**DATASET EXTRACT**
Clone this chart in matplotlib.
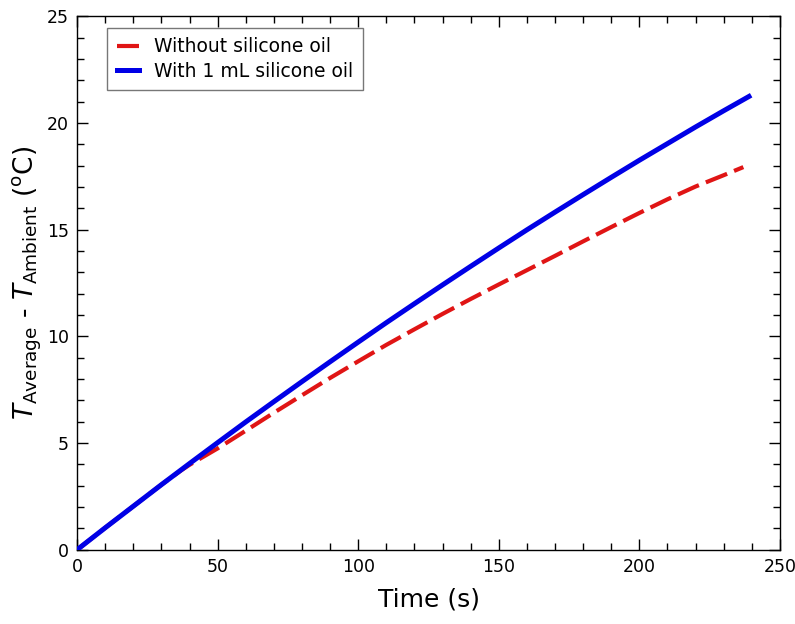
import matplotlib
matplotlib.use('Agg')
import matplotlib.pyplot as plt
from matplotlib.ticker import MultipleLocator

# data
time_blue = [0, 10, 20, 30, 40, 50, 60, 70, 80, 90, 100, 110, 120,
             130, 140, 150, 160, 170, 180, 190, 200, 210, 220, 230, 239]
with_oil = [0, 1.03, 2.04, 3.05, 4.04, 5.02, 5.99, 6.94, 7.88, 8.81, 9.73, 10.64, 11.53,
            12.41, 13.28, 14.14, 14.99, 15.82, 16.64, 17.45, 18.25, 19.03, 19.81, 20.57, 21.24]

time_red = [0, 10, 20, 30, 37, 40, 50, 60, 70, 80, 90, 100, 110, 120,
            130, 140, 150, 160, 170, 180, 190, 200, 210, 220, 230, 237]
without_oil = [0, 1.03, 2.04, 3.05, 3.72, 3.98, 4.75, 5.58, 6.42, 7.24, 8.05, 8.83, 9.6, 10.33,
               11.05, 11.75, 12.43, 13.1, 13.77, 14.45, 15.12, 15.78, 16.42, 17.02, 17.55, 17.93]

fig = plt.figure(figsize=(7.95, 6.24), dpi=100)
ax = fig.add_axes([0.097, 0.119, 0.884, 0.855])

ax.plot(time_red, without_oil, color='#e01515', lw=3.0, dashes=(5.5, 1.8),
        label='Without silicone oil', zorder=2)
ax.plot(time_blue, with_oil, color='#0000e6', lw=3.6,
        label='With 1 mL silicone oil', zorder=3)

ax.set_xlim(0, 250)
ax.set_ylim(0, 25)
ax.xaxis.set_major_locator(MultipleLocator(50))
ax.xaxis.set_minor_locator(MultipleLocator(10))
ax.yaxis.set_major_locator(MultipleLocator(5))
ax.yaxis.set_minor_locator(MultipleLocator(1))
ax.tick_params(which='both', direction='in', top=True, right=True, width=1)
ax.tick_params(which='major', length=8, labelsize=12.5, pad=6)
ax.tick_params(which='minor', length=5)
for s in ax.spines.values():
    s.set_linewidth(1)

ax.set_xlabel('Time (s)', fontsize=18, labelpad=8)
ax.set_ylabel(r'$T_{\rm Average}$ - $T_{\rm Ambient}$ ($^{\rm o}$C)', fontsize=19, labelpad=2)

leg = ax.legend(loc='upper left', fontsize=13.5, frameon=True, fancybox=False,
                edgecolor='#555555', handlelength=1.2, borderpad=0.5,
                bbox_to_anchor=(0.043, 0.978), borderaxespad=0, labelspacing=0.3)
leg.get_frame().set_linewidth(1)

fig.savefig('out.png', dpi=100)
...
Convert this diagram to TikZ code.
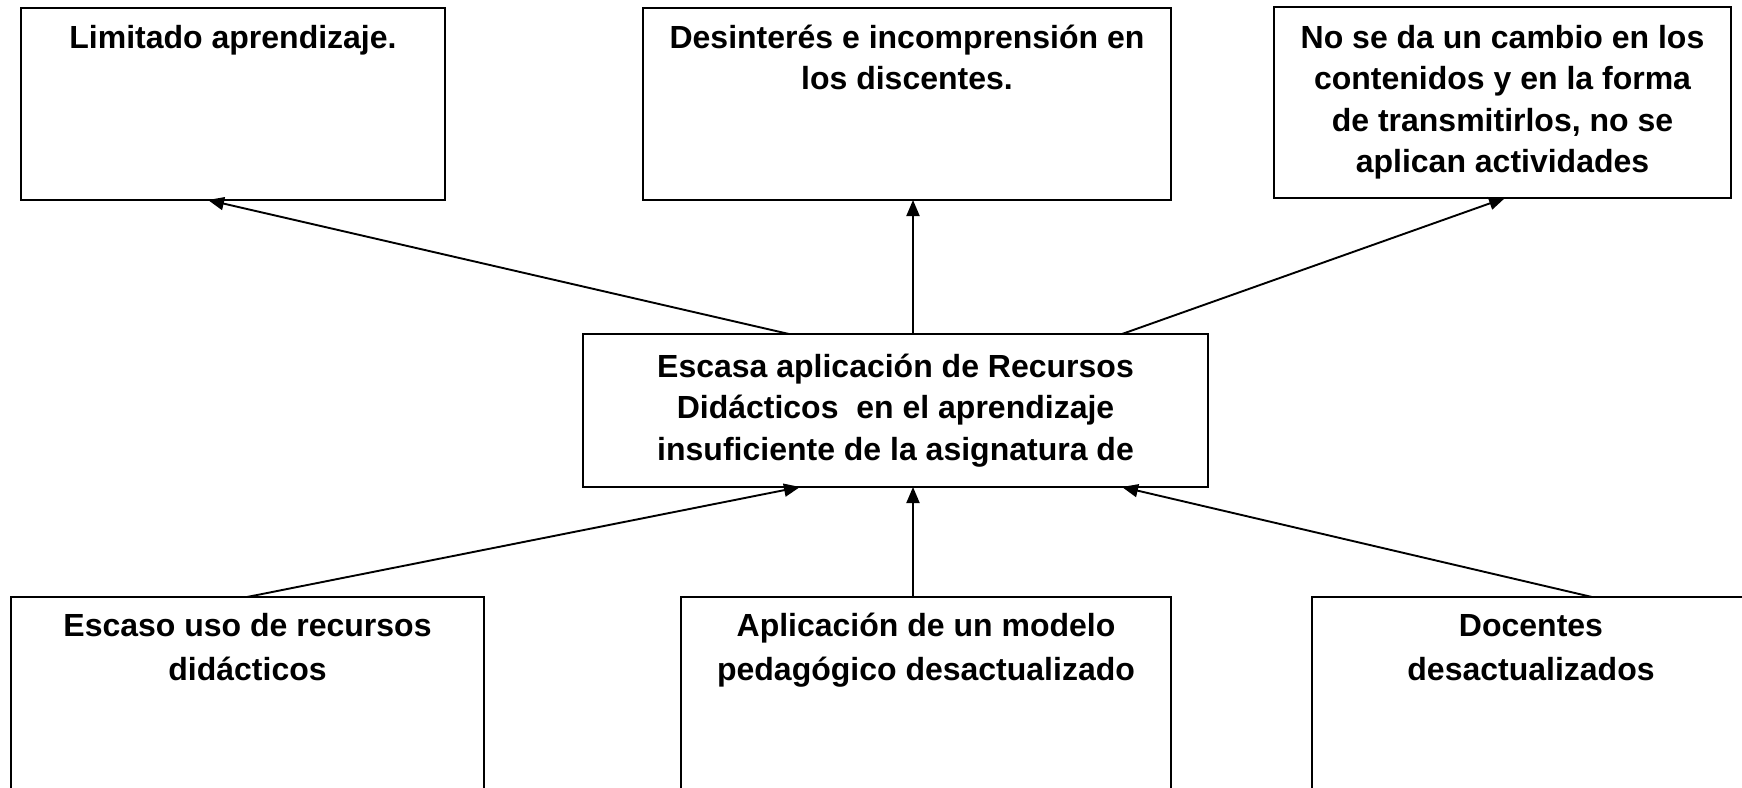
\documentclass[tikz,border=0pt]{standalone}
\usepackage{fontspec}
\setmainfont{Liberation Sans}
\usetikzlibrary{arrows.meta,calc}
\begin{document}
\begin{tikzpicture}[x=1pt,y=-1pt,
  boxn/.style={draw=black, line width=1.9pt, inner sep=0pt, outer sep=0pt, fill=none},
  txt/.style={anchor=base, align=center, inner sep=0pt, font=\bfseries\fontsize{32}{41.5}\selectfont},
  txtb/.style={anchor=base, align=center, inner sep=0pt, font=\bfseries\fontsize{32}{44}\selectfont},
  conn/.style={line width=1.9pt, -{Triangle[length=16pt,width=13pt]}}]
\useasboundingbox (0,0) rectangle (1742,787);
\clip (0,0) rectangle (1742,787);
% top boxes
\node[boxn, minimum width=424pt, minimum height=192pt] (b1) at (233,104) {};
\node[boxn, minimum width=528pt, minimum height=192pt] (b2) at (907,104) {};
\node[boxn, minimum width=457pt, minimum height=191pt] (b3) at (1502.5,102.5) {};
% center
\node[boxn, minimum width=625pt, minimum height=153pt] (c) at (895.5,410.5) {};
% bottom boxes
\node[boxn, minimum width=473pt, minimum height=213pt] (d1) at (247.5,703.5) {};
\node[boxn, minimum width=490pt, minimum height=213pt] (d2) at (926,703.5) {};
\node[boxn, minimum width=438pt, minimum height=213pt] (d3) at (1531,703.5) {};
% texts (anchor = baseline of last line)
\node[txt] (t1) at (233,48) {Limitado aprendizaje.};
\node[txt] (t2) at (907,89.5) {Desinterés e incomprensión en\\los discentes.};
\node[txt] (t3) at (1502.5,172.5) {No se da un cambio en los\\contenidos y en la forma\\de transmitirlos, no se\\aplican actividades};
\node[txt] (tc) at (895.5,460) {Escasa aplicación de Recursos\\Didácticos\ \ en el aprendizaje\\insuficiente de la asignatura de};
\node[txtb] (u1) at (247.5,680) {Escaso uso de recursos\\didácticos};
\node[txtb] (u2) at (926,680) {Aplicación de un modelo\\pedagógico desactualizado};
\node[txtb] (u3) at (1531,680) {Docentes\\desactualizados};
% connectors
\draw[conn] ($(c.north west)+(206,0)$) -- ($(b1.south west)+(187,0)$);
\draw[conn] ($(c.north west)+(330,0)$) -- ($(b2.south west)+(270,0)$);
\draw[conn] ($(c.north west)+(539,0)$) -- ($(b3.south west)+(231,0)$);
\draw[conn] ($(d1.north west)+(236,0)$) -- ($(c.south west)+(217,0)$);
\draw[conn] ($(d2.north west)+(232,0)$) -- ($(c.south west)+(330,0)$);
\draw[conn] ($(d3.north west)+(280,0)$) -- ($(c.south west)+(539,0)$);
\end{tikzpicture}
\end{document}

**TASK DETAILS**
Only the lines from the one with "Clone this chart in matplotlib." through the one with "from matplotlib.ticker import MultipleLocator" belong in your copy; retype them exactly and drop any pictures.

**SOLVED EXERCISE**
Clone this chart in matplotlib.
import matplotlib
matplotlib.use('Agg')
import matplotlib.pyplot as plt
from matplotlib.ticker import MultipleLocator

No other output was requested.